Honda provides it workers with stocks in the company. They believe that all employees are equally important. All the workers are involved in the decision making process, which makes them more committed to the company and gives them a sense of belongingness and importance. The job satisfaction amongst the employees is very high. The workers are very proud of their work and they like working at Honda even tough they receive lower wages than other U.S. workers. Since the workers receive stock options and are happy with their jobs and accept lower pays, the overall costs decrease and hence the company is able to meet its goal of providing economy cars in the US, and still make a fair share of profits. In contrast, the US managers have been accused several time of making decision even before the problem has been discussed. This causes the employees to loose interest in the company and they begin working only for financial reasons and not for the better of the company.

American car companies generally concentrate on building “muscle cars”, i.e. cars that have a lot of power, and are big in size. This causes the cars to be of higher prices and doesn’t suit the needs of the customers, who are the young professionals who prefer smaller, compact cars. In this way Honda’s existing compact-car production lines appeal to the growing number of young professionals. The Japaneese manufacturers concentrate in performance and fuel efficiency which had helped them gain an edge of the US automobile companies. Moreover, as a Multi-National Corporation, the profits made in the US are only a fraction of the profits made by the company as a whole and so the company is very profitable and appealing to the investors and shareholders.

How much of Honda’s success is due to its policies? How much is due to non-managerial factors?
Honda attributes its success to workers who are willing to work hard for the company. But actually, it is the management policies of Honda that have created such a win-win situation. Involving the workers in the entire decision making process and reaching the final decision using consensus (i.e. all the workers agree to the decision) has played an important role in the success of the organization. Providing the workers with stock options rather than high wages is an effective method to gain employee commitment, as the employees will work harder to increase the share value which in turn increases their returns on the stocks they hold. These are the effective managerial practices that have helped Honda reach where they are today in the US market.

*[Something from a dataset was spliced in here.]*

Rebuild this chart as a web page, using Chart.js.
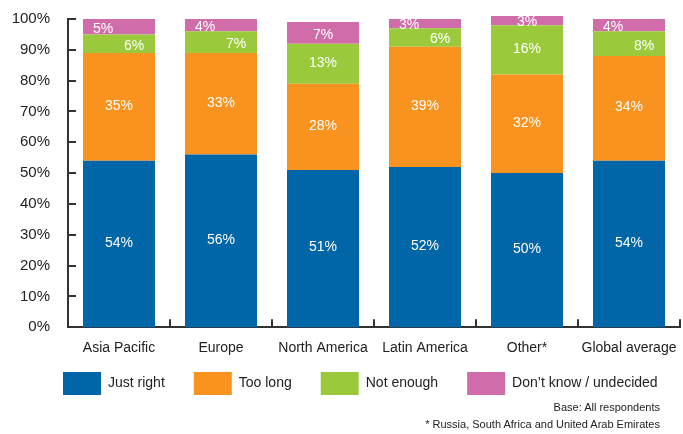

Besides the effective and unique managerial policies, there are certain non-managerial factors also that have attributed to Honda’s immense success. Firstly, they didn’t rely heavily on the use of automated machines for the production of their cars, which helped in reducing costs. Secondly, they stresses on team work rather than individual efforts, which reduced training costs and increased employee efficiency. Thirdly, they concentrated on the growing segment of the market, i.e. the young professionals, and produced more compact and fuel efficient cars rather than the large and powerful American cars. Fourthly, they helped Japaneese suppliers setup plants near their production facility, so that they could reduce their inventory and whenever they needed parts they could just order it from next door. This further reduced transportation costs and overall costs. Finally, to maintain a good image in the American market, they sold not only the economical compact cars but also luxury cars under different names and dealerships. This helped increase the net amount of profits, and further lowered the retail price of the compact cars.

In conclusion one can say that Honda’s success must be attributed to its good balance between the managerial and non managerial practices. They have revolutionized the auto industry and have debunked the claim that “nobody can make an economy car in the United States at a profit.”